INDIA – The outlook for India's residential market has shifted from 'negative' to 'stable' despite continued weak demand and falling sales among the sector's dominant domestic players, according to India Ratings & Research, a subsidiary of US ratings agency Fitch.

Despite an uptick in bank mortgage volumes from May last year, the report pointed to the negative impact on consumer sentiment of macro weakness and anticipation of redundancies and salary freezes.

"Persistence of adverse sentiments, high inflation and high interest rates, which reduce affordability, coupled with high property prices, continue to hinder any improvement in demand," it said.

Although residential prices held in most cities last year, real estate companies' revenues fell overall by 8% in the 12 months to September from the same period the previous year. 

According to the report, this indicates a shift in demand towards affordable housing in first-tier cities and new developments in second-tier cities.

Moribund sentiment in the residential market is replicated in office, where the IT sector anticipates headcount additions of 30% below the two-year average. 

Demand for retail space will likewise be muted in the near term.

Meanwhile, sector liquidity has improved as a result of the sale of non-core assets and developers' increased use of joint ventures.

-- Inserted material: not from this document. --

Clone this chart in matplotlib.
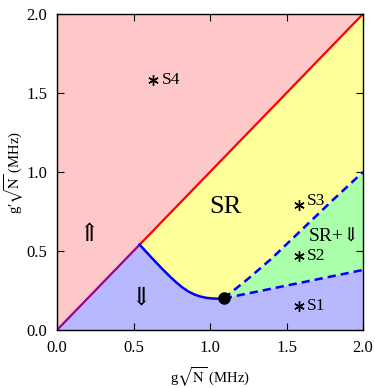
import numpy as np
import matplotlib
matplotlib.use("Agg")
import matplotlib.pyplot as plt

plt.rcParams['font.family'] = ['Liberation Serif', 'DejaVu Serif']
plt.rcParams['mathtext.fontset'] = 'stix'

# Phase boundary data (MHz)
peak = (0.54, 0.54)
curve_x = [0.54, 0.58, 0.62, 0.66, 0.70, 0.74, 0.78, 0.82, 0.86, 0.90,
           0.94, 0.98, 1.02, 1.06, 1.09]
curve_y = [0.54, 0.498, 0.456, 0.415, 0.375, 0.337, 0.301, 0.269, 0.243,
           0.224, 0.211, 0.203, 0.199, 0.198, 0.20]
upper_x = [1.09, 1.25, 1.40, 1.60, 1.80, 2.0]
upper_y = [0.20, 0.325, 0.45, 0.635, 0.82, 1.0]
lower_x = [1.09, 2.0]
lower_y = [0.20, 0.38]
critical = (1.09, 0.20)

# Sample points
samples = ["S1", "S2", "S3", "S4"]
sample_x = [1.58, 1.58, 1.58, 0.63]
sample_y = [0.15, 0.47, 0.79, 1.58]
label_dy = [0.0, 0.0, 0.025, 0.0]

ticks = [0.0, 0.5, 1.0, 1.5, 2.0]

c_pink = '#ffc8c8'
c_yellow = '#ffff99'
c_green = '#aaffaa'
c_lav = '#b8b8ff'

fig = plt.figure(figsize=(3.75, 3.88), dpi=100)
ax = fig.add_axes([0.152, 0.1495, 0.816, 0.8145])
ax.set_xlim(0, 2)
ax.set_ylim(0, 2)

# Regions
ax.fill([0, 2, 0], [0, 2, 2], color=c_pink, lw=0, zorder=0)
lav_x = [0] + curve_x + lower_x[1:] + [2.0]
lav_y = [0] + curve_y + lower_y[1:] + [0.0]
ax.fill(lav_x, lav_y, color=c_lav, lw=0, zorder=0)
yel_x = curve_x + upper_x[1:] + [2.0]
yel_y = curve_y + upper_y[1:] + [2.0]
ax.fill(yel_x, yel_y, color=c_yellow, lw=0, zorder=0)
grn_x = upper_x + lower_x[::-1]
grn_y = upper_y + lower_y[::-1]
ax.fill(grn_x, grn_y, color=c_green, lw=0, zorder=0)

# Boundaries
ax.plot([0, peak[0]], [0, peak[1]], color='#990099', lw=1.6, zorder=2)
ax.plot([peak[0], 2], [peak[1], 2], color='red', lw=1.6, zorder=2)
ax.plot(curve_x, curve_y, color='blue', lw=1.8, zorder=2,
        solid_joinstyle='round')
ax.plot(upper_x, upper_y, color='blue', lw=1.8, dashes=(3.3, 2.0), zorder=2)
ax.plot(lower_x, lower_y, color='blue', lw=1.8, dashes=(3.3, 2.0), zorder=2)
ax.plot([critical[0]], [critical[1]], 'o', color='black', ms=8, zorder=3)

# Samples
ax.plot(sample_x, sample_y, ls='none', marker=(6, 2, 0), color='black',
        ms=7.5, mew=1.0, zorder=3)
for name, sx, sy, dy in zip(samples, sample_x, sample_y, label_dy):
    ax.text(sx + 0.055, sy + dy, name, fontsize=12.5, va='center', ha='left')

# Region labels
ax.text(1.10, 0.78, "SR", fontsize=19, ha='center', va='center')
ax.text(1.815, 0.59, "SR+\u21d3", fontsize=14, ha='center', va='center')
ax.text(0.21, 0.60, "\u21d1", fontsize=18, ha='center', va='center')
ax.text(0.55, 0.20, "\u21d3", fontsize=18, ha='center', va='center')

ax.set_xticks(ticks)
ax.set_yticks(ticks)
ax.set_xticklabels([f"{t:.1f}" for t in ticks])
ax.set_yticklabels([f"{t:.1f}" for t in ticks])
ax.tick_params(direction='in', top=True, right=True, length=5, width=0.8,
               labelsize=12, pad=7)
for s in ax.spines.values():
    s.set_linewidth(1.0)

ax.set_xlabel(r"g$\sqrt{\mathrm{N}}$ (MHz)", fontsize=10.5, va='center')
ax.set_ylabel("g\u2032" + r"$\sqrt{\mathrm{N}}$ (MHz)", fontsize=10.5,
              va='center')
ax.xaxis.set_label_coords(0.5, -0.148)
ax.yaxis.set_label_coords(-0.14, 0.5)

fig.savefig("out.png", dpi=100)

However, leverage will remain high in the short to medium term in the absence of buyer advances, which are likely to increase only if sentiment improves.

Banks increased their exposure to the sector by less than 2% over most of last year.

Private equity inflows fell by 70% from $1bn (€740m) in 2011 to $700m in 2012.

Meanwhile, weak capital markets have discouraged IPOs.

"The Indian real estate sector will continue to face limited funding options in the near term," the report said.

A 'stable' rating would require continuation of cash flow generation, stable margins and overall improvement in demand.